I carry six pints of water with me, enough (on a day when the temperature is a safe and sane 85 Fahrenheit) to get me to the summit and back down. I drained it by the time I got to Murchio Gap, the high point of today’s hike, the point where the mountain declared victory. It is a fortunate thing that some forward-thinking person had put an extra six-pint bladder in my pack, or the hike back to the truck might have been a trifle arid.

The canyon was full of wild grape, and I lay down between a vine and a monkeyflower in full bloom and watched the turquoise dome above for a time, humid thoughts accompanying a rapid, fluttering heartbeat. Back Creek gurgled a hundred feet below me. I was comfortable, aside from the stream of salt water coursing down my neck. I dozed, a little.

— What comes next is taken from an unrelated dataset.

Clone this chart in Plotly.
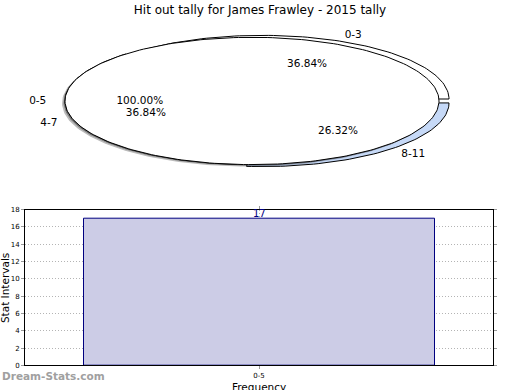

California Sisters and Lorquin’s Admirals fluttered above, and I can never remember without looking it up which one’s orange patches meet the margins of the wings and which one’s white bars form a U rather than a V, but I saw dozens of butterflies of both species for sure and a hundred yellow swallowtails. And blues leapt up from the path ahead of me like kicked pebbles.

And an odd roar from the chaparral above me, up on the declivitous slopes of Eagle Peak, where the only possible trail follows the knife-edged summit and a wrong step brings a thousand-foot stumble. Puma? or feral pig? The voice lacked the classic decrescendo of the puma’s holler, but was not at all pig-like. Chupacabra? Wrong time of day. It may have been nothing more than an externalized desire, a wish brewing in me for the mountain to distill some mystery, something wild to fill my heart with something besides heat-thickened, insufficiently oxygenated blood. A paltry seven miles hiked today, a weak seven miles, and 2130 feet ascended, more or less, and that’s 243 miles and 56,000 feet ascended for the year, and more than 600 miles worn into my bootsoles now.